There's nothing wrong with a red-letter Bible, and certainly it is highly beneficial to study the words of Jesus. However, if we think those red words are more inspired than others, we are short-changing God's Word. And if we are strictly defining our doctrine and practice out of the gospels without examining the rest of Scripture, we highly run the risk of improper exegesis.

I hope for the EM's sake, they continue to strive to live like Jesus, but they examine more of the words of Paul (and others) to see how to do that.


  • At 10:51 PM, Blogger marissa finch said…

    ok so i am talking to this guy who says he would seriously consider Christianity if he could find someone who would show him scientific evidence that the Bible is legitmate and believable. I know it is out there, but i could use some help...this kid is solid and i get really nervous talking to him about this kind of stuff so i need to make sure i get my facts straight before i talk to him again. He is interrested in what i have to say, so i just need something to say that can be backed up by more than just faith

  • At 7:16 AM, Blogger ~d said…

    marissa - i highly recommend The Case for Christ and The Case for Faith. if he is really, really ambitious, Evidence that Demands a Verdict.

    and, would you beieve it, we have all three books right here at home?:)

  • At 4:35 PM, Anonymous tom burns said…

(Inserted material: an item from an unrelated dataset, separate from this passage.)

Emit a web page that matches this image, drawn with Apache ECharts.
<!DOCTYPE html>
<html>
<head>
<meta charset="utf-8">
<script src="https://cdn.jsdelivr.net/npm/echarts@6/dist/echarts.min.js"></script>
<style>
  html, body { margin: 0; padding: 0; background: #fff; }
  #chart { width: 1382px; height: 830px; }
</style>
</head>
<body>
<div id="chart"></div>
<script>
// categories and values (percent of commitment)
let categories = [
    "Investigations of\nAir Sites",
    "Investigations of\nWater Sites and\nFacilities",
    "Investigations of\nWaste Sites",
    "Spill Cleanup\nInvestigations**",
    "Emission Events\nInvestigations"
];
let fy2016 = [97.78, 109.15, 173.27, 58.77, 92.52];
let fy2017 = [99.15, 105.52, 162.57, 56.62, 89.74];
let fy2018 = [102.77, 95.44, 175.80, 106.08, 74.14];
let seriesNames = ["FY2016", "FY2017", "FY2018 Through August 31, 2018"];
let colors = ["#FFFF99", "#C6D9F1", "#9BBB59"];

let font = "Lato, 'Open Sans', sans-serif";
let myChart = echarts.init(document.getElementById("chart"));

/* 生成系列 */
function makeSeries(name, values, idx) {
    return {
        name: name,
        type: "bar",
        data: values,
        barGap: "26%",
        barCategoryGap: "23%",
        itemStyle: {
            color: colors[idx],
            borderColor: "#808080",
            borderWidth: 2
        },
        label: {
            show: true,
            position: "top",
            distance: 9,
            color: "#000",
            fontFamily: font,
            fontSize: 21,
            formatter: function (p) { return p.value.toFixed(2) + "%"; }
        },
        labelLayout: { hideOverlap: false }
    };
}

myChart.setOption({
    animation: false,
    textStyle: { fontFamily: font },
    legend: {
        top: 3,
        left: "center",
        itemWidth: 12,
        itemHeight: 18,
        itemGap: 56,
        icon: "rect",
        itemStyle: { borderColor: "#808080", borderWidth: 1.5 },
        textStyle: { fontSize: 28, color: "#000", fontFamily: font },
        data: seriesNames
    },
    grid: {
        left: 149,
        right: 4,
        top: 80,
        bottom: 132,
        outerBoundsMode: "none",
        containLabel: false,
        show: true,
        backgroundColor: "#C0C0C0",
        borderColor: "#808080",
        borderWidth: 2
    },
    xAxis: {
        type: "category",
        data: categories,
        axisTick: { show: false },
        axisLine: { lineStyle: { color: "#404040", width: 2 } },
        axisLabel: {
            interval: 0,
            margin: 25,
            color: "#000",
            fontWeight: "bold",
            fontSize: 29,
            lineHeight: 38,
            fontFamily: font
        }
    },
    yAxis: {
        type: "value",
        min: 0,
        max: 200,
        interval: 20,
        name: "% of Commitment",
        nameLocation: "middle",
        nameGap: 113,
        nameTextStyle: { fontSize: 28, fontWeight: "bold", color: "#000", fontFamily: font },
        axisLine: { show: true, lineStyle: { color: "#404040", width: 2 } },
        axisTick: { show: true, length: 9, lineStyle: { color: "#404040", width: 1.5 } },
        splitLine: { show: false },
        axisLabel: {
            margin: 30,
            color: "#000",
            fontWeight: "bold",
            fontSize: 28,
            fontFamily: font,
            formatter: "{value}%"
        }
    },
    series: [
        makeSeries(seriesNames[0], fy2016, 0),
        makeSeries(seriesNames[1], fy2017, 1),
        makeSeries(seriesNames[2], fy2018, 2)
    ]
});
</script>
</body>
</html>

    marissa, you don't know me, but it may help to understand that this young man is a person of deep faith. The individual who requires a scientific answer to every question is putting an amazing amount of faith in science, for there are many things that science will never answer. Like, why I love my wife, or why I prefer one type of music to another, or even why we should treat each other with kindness. Unfortunately our culture would lead you to think otherwise, that science can explain everything. Be sure of this, whoever he is, this young man is also a person who is backing up his beliefs with faith.